Insects represent over half of the planet's biological diversity. This popular textbook provides a comprehensive introduction to this extraordinary diversity, and places entomology central to the theory and practice of evolutionary and ecological studies.
Fully revised, this fifth edition opens with a chapter concerning the popular side of insect studies, including insects in citizen science, zoos and butterfly houses, and insects as food for humans and animals. Key features of insect
structure, function, behaviour, ecology and classification are integrated with appropriate molecular studies. Much of the book is organized around major biological themes: living on the ground, in water, on plants, in colonies, and as predators, parasites/parasitoids and prey insects. A strong evolutionary theme is maintained throughout.
There is major revision to the chapter on systematics and a new chapter, Insects in a Changing World, includes insect responses to, and the consequences of, both climate change and human-assisted global alterations to distributions. Updated 'Taxoboxes' demonstrate topical issues and provide concise information on all aspects of each of the 28 major groupings (orders) of insects, plus the three orders of non-insect hexapods. New boxes describe a worrying increase in insect threats to landscape and commercial trees (including eucalypts, palms and coffee) and explain the value of genetic data, including evolutionary developmental biology and DNA barcoding, in insect biodiversity studies.

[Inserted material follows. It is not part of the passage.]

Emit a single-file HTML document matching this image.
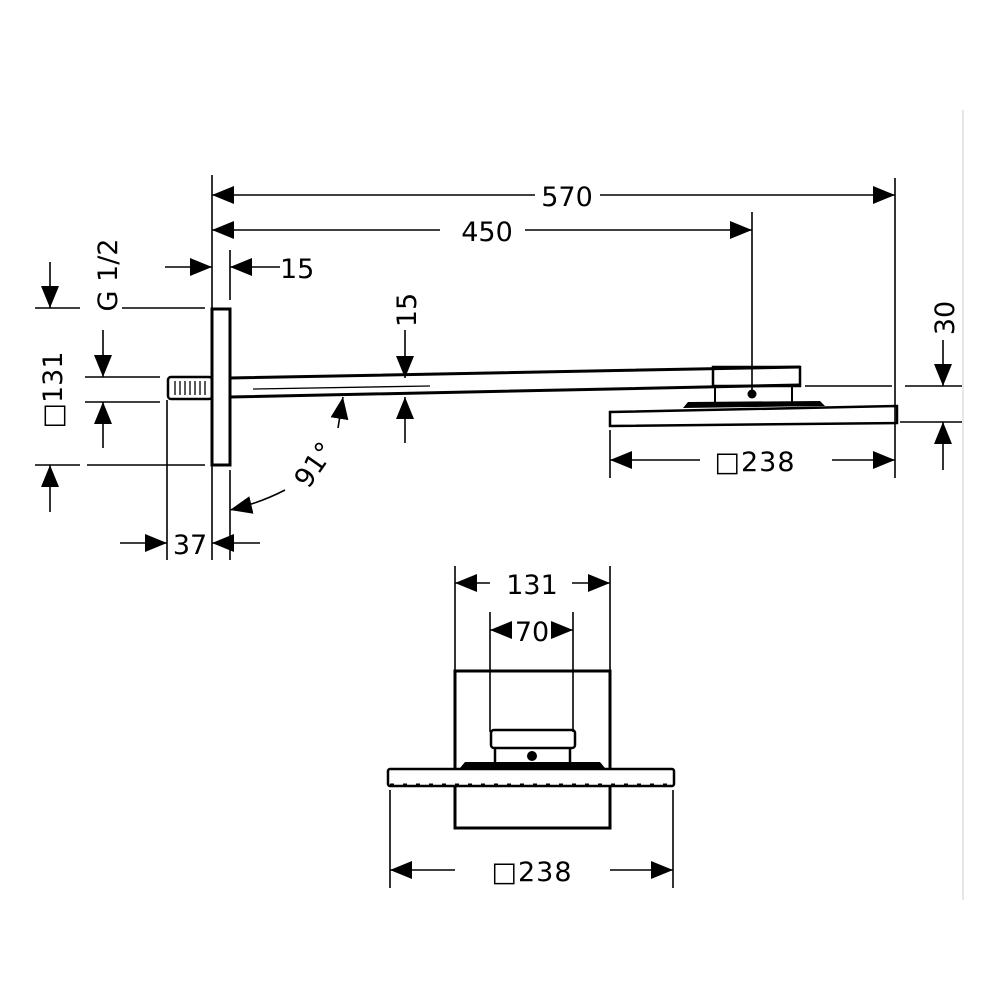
<!DOCTYPE html>
<html><head><meta charset="utf-8"><style>
html,body{margin:0;padding:0;background:#fff}
svg{display:block}
text{font-family:"DejaVu Sans","Liberation Sans",sans-serif;font-size:27px;fill:#000}
</style></head><body>
<svg width="1000" height="1000" viewBox="0 0 1000 1000" xmlns="http://www.w3.org/2000/svg">
<defs>
<marker id="a" markerUnits="userSpaceOnUse" markerWidth="24" markerHeight="20" refX="22" refY="9" orient="auto">
<path d="M0,0 L22,9 L0,18 Z" fill="#000"/></marker>
</defs>
<line x1="963" y1="110" x2="963" y2="900" stroke="#ddd" stroke-width="1.5"/>
<g stroke="#000" stroke-width="1.6" fill="none">
<line x1="212" y1="175" x2="212" y2="560"/>
<line x1="230" y1="250" x2="230" y2="300"/>
<line x1="230" y1="470" x2="230" y2="560"/>
<line x1="895" y1="178" x2="895" y2="478"/>
<line x1="752" y1="212" x2="752" y2="395"/>
<line x1="167" y1="400" x2="167" y2="560"/>
<line x1="610" y1="430" x2="610" y2="478"/>
<line x1="35" y1="308" x2="80" y2="308"/><line x1="122" y1="308" x2="205" y2="308"/>
<line x1="35" y1="465" x2="80" y2="465"/><line x1="87" y1="465" x2="205" y2="465"/>
<line x1="85" y1="377" x2="160" y2="377"/>
<line x1="85" y1="402" x2="160" y2="402"/>
<line x1="805" y1="386" x2="892" y2="386"/><line x1="905" y1="386" x2="962" y2="386"/>
<line x1="900" y1="422" x2="962" y2="422"/>
<path d="M535,195 L212,195" marker-end="url(#a)"/>
<path d="M600,195 L895,195" marker-end="url(#a)"/>
<path d="M440,230 L212,230" marker-end="url(#a)"/>
<path d="M525,230 L752,230" marker-end="url(#a)"/>
<path d="M165,267 L212,267" marker-end="url(#a)"/>
<path d="M280,267 L230,267" marker-end="url(#a)"/>
<path d="M50,262 L50,308" marker-end="url(#a)"/>
<path d="M50,512 L50,465" marker-end="url(#a)"/>
<path d="M103,330 L103,377" marker-end="url(#a)"/>
<path d="M103,448 L103,402" marker-end="url(#a)"/>
<path d="M120,543 L167,543" marker-end="url(#a)"/>
<path d="M260,543 L212,543" marker-end="url(#a)"/>
<path d="M405,330 L405,378" marker-end="url(#a)"/>
<path d="M405,443 L405,397" marker-end="url(#a)"/>
<path d="M338,428 L343,397" marker-end="url(#a)"/>
<path d="M285,490 Q260,503 230,510" marker-end="url(#a)"/>
<path d="M943,340 L943,386" marker-end="url(#a)"/>
<path d="M943,470 L943,422" marker-end="url(#a)"/>
<path d="M700,460 L610,460" marker-end="url(#a)"/>
<path d="M832,460 L895,460" marker-end="url(#a)"/>
</g>
<g stroke="#000" stroke-width="3" fill="none">
<rect x="212" y="309" width="18" height="156"/>
<rect x="168" y="377" width="44" height="22" rx="3" stroke-width="2.5"/>
<path d="M230,378 L800,367 M230,397 L800,385"/>
<rect x="713" y="367" width="87" height="19" stroke-width="2.5"/>
<rect x="715" y="386" width="77" height="17" stroke-width="2"/>
<polygon points="610,412 897,406 897,423 610,426" stroke-width="2.5"/>
</g>
<g stroke="#000" stroke-width="1.3">
<line x1="253" y1="389" x2="430" y2="386"/>
<line x1="175" y1="381" x2="175" y2="395"/><line x1="180" y1="381" x2="180" y2="395"/><line x1="185" y1="381" x2="185" y2="395"/><line x1="190" y1="381" x2="190" y2="395"/><line x1="195" y1="381" x2="195" y2="395"/><line x1="200" y1="381" x2="200" y2="395"/><line x1="205" y1="381" x2="205" y2="395"/>
</g>
<circle cx="752" cy="394" r="4.5" fill="#000"/>
<polygon points="683,408 688,402 820,401 825,406" fill="#000"/>
<text x="567" y="206" text-anchor="middle">570</text>
<text x="487" y="241" text-anchor="middle">450</text>
<text x="280" y="278">15</text>
<text x="190" y="554" text-anchor="middle">37</text>
<text x="755" y="471" text-anchor="middle" letter-spacing="1">□238</text>
<text transform="translate(117,275) rotate(-90)" text-anchor="middle">G 1/2</text>
<text transform="translate(62,390) rotate(-90)" text-anchor="middle">□131</text>
<text transform="translate(416,310) rotate(-90)" text-anchor="middle">15</text>
<text transform="translate(954,318) rotate(-90)" text-anchor="middle">30</text>
<text transform="translate(322,470) rotate(-55)" text-anchor="middle">91°</text>
<g stroke="#000" stroke-width="1.6" fill="none">
<line x1="455" y1="566" x2="455" y2="670"/>
<line x1="610" y1="566" x2="610" y2="670"/>
<line x1="490" y1="612" x2="490" y2="732"/>
<line x1="573" y1="612" x2="573" y2="732"/>
<line x1="390" y1="790" x2="390" y2="888"/>
<line x1="673" y1="790" x2="673" y2="888"/>
<path d="M490,583 L455,583" marker-end="url(#a)"/>
<path d="M572,583 L610,583" marker-end="url(#a)"/>
<path d="M512,630 L490,630" marker-end="url(#a)"/>
<path d="M552,630 L573,630" marker-end="url(#a)"/>
<path d="M455,870 L390,870" marker-end="url(#a)"/>
<path d="M610,870 L673,870" marker-end="url(#a)"/>
</g>
<g stroke="#000" stroke-width="3" fill="none">
<path d="M455,768 L455,671 L610,671 L610,768"/>
<path d="M455,787 L455,828 L610,828 L610,787"/>
<rect x="491" y="730" width="84" height="18" rx="3" stroke-width="2.5"/>
<path d="M495,748 L495,762 M570,748 L570,762" stroke-width="2.5"/>
<rect x="388" y="769" width="286" height="17" rx="2" stroke-width="2.5"/>
<line x1="390" y1="785" x2="672" y2="785" stroke-width="3" stroke-dasharray="4,9"/>
</g>
<circle cx="532" cy="756" r="5" fill="#000"/>
<polygon points="460,768 465,762 600,762 605,768" fill="#000"/>
<text x="532" y="594" text-anchor="middle">131</text>
<text x="532" y="641" text-anchor="middle">70</text>
<text x="532" y="881" text-anchor="middle" letter-spacing="1">□238</text>
</svg>
</body></html>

The authors maintain the clarity and conciseness of earlier editions, and extend the profuse illustrations with new hand-drawn figures. Over 50 colour photographs, together with the informative text and an accompanying website with links to video clips, appendices, textboxes and further reading lists, encourage a deeper scientific study of insects. The book is intended as the principal text for students studying entomology, as well as a reference text for undergraduate and graduate courses in the fields of ecology, agriculture, fisheries and forestry, palaeontology, zoology, and medical and veterinary science.
Penny Gullan and Peter Cranston are adjunct professors in Evolution, Ecology and Genetics, in the Research School of Biology, The Australian National University, Canberra, Australia, where they conduct research on the biodiversity and systematics of Coccoidea and Chironomidae, respectively. Both maintain emeritus connections with the Department of Entomology and Nematology, University of California, Davis, USA.